▶ GIVEN REQUEST:
Copy exactly, and only, the lines below from the first through the one containing "12.0, 30.5, 47.6]", both included; pictures are omitted.
----------
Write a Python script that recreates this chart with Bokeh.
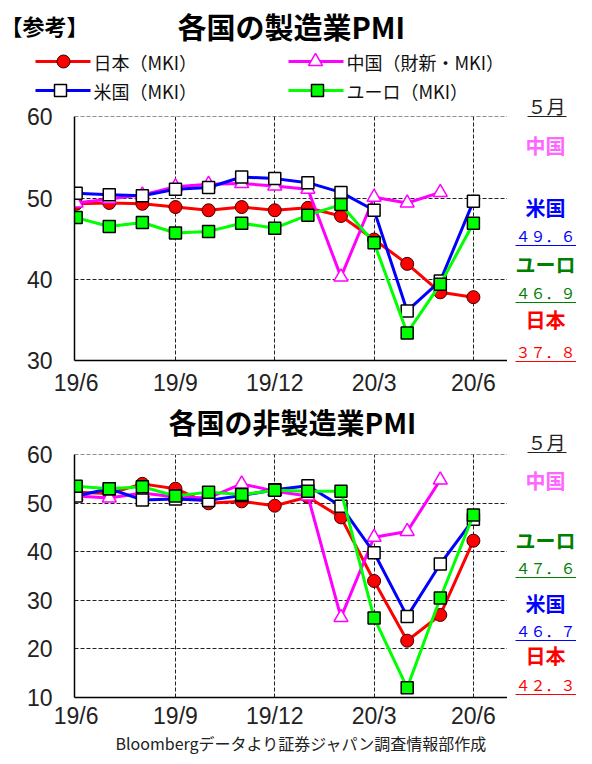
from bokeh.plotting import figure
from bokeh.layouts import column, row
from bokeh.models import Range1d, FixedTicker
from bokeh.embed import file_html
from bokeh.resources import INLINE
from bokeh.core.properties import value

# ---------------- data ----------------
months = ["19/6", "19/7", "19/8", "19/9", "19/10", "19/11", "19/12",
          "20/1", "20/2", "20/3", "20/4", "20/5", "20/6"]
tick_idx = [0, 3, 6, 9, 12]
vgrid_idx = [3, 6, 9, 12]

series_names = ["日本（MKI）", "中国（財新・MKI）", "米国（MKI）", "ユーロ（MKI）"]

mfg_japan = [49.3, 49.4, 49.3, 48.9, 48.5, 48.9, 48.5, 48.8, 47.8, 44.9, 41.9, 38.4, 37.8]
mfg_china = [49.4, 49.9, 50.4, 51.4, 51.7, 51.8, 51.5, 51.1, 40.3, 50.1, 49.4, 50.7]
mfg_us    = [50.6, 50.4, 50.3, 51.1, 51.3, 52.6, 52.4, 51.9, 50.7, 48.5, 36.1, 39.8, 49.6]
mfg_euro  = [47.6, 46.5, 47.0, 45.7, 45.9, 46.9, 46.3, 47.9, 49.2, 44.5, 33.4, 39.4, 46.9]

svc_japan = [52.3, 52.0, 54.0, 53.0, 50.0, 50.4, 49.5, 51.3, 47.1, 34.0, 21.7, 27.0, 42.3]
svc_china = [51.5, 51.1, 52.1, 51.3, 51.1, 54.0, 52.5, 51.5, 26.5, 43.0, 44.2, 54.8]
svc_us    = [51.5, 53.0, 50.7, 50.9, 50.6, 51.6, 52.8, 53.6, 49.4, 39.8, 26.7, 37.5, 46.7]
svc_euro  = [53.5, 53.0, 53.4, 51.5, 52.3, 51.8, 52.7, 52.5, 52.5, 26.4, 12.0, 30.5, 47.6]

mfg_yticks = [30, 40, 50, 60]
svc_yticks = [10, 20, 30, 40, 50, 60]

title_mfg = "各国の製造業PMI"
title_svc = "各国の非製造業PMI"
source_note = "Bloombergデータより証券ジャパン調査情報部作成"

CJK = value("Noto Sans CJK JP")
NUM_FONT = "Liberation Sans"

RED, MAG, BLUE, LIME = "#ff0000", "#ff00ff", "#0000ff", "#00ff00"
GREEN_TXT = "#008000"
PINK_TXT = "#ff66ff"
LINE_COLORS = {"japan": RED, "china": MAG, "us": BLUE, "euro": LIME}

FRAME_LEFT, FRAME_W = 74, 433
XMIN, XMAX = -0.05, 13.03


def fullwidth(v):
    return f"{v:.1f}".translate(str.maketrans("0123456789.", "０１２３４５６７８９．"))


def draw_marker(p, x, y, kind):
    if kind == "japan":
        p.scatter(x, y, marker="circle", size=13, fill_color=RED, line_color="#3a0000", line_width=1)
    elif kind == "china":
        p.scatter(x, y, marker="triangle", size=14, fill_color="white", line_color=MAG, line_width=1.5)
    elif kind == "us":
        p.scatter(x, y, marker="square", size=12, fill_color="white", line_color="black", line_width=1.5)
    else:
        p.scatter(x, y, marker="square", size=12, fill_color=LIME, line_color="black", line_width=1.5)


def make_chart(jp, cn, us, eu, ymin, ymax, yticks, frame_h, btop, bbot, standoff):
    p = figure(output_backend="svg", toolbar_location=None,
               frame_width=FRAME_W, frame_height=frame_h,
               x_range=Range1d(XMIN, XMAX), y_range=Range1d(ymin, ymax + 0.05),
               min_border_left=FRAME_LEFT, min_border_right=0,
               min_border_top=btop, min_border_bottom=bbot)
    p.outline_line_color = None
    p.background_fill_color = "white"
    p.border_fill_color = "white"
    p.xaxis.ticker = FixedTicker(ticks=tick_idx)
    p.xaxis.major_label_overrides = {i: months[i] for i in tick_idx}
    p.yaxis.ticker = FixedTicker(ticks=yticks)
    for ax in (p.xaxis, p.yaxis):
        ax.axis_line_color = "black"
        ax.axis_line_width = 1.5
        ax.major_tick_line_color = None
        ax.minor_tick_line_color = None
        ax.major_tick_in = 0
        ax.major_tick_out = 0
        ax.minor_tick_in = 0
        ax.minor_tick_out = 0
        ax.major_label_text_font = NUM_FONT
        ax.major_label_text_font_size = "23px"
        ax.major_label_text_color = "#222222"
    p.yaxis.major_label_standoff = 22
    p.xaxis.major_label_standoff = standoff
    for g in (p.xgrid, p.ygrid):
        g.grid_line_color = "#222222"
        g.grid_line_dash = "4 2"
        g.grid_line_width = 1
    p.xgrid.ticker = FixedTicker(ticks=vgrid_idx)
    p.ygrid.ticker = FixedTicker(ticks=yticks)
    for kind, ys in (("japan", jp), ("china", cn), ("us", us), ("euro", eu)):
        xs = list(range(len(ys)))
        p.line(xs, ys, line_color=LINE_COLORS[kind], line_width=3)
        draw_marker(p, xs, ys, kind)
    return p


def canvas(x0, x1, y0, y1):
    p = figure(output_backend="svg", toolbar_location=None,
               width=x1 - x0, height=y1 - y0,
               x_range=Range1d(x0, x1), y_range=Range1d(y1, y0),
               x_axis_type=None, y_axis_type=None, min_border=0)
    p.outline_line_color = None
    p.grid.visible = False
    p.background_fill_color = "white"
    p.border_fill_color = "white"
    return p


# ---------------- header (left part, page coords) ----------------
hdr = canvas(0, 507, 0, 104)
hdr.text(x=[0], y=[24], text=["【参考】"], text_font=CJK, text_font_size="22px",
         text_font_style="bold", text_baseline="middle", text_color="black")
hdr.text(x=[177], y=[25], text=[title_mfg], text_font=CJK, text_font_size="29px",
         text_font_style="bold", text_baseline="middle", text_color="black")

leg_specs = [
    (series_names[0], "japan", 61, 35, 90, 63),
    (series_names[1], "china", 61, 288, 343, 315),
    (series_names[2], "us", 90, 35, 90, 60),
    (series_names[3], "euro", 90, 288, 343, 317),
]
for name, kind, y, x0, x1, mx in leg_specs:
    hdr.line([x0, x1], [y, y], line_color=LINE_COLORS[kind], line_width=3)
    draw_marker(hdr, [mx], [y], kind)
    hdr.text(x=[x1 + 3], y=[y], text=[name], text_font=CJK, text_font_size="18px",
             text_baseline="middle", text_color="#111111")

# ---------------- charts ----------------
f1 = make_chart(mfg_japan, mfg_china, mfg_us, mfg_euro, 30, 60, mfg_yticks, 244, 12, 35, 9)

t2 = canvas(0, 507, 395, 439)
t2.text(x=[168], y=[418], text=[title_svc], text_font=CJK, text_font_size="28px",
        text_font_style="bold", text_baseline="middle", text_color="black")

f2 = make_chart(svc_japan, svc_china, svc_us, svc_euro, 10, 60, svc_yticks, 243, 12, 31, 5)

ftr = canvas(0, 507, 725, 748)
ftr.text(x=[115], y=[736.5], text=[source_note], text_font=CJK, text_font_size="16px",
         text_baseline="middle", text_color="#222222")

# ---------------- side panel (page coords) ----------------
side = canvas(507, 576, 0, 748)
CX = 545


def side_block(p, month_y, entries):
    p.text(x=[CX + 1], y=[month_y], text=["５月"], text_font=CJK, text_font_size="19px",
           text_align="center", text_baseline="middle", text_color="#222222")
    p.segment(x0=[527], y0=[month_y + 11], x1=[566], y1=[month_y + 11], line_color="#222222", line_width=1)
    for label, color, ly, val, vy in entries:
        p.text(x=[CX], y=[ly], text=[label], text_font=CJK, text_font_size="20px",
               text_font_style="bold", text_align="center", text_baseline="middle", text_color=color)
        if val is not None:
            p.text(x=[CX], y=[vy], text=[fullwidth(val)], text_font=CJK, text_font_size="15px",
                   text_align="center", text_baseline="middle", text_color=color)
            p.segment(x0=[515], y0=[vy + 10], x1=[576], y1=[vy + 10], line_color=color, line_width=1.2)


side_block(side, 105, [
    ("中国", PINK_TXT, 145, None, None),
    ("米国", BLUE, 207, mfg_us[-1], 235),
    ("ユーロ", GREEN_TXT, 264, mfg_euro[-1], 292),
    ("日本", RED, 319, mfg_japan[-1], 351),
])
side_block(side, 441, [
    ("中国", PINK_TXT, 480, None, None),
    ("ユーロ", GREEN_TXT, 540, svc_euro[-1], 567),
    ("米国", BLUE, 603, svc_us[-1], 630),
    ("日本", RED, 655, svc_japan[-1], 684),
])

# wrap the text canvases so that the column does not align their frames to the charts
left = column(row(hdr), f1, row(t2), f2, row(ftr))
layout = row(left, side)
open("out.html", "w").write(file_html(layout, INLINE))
----------
▶ EXERCISE RESULT:
Write a Python script that recreates this chart with Bokeh.
from bokeh.plotting import figure
from bokeh.layouts import column, row
from bokeh.models import Range1d, FixedTicker
from bokeh.embed import file_html
from bokeh.resources import INLINE
from bokeh.core.properties import value

# ---------------- data ----------------
months = ["19/6", "19/7", "19/8", "19/9", "19/10", "19/11", "19/12",
          "20/1", "20/2", "20/3", "20/4", "20/5", "20/6"]
tick_idx = [0, 3, 6, 9, 12]
vgrid_idx = [3, 6, 9, 12]

series_names = ["日本（MKI）", "中国（財新・MKI）", "米国（MKI）", "ユーロ（MKI）"]

mfg_japan = [49.3, 49.4, 49.3, 48.9, 48.5, 48.9, 48.5, 48.8, 47.8, 44.9, 41.9, 38.4, 37.8]
mfg_china = [49.4, 49.9, 50.4, 51.4, 51.7, 51.8, 51.5, 51.1, 40.3, 50.1, 49.4, 50.7]
mfg_us    = [50.6, 50.4, 50.3, 51.1, 51.3, 52.6, 52.4, 51.9, 50.7, 48.5, 36.1, 39.8, 49.6]
mfg_euro  = [47.6, 46.5, 47.0, 45.7, 45.9, 46.9, 46.3, 47.9, 49.2, 44.5, 33.4, 39.4, 46.9]

svc_japan = [52.3, 52.0, 54.0, 53.0, 50.0, 50.4, 49.5, 51.3, 47.1, 34.0, 21.7, 27.0, 42.3]
svc_china = [51.5, 51.1, 52.1, 51.3, 51.1, 54.0, 52.5, 51.5, 26.5, 43.0, 44.2, 54.8]
svc_us    = [51.5, 53.0, 50.7, 50.9, 50.6, 51.6, 52.8, 53.6, 49.4, 39.8, 26.7, 37.5, 46.7]
svc_euro  = [53.5, 53.0, 53.4, 51.5, 52.3, 51.8, 52.7, 52.5, 52.5, 26.4, 12.0, 30.5, 47.6]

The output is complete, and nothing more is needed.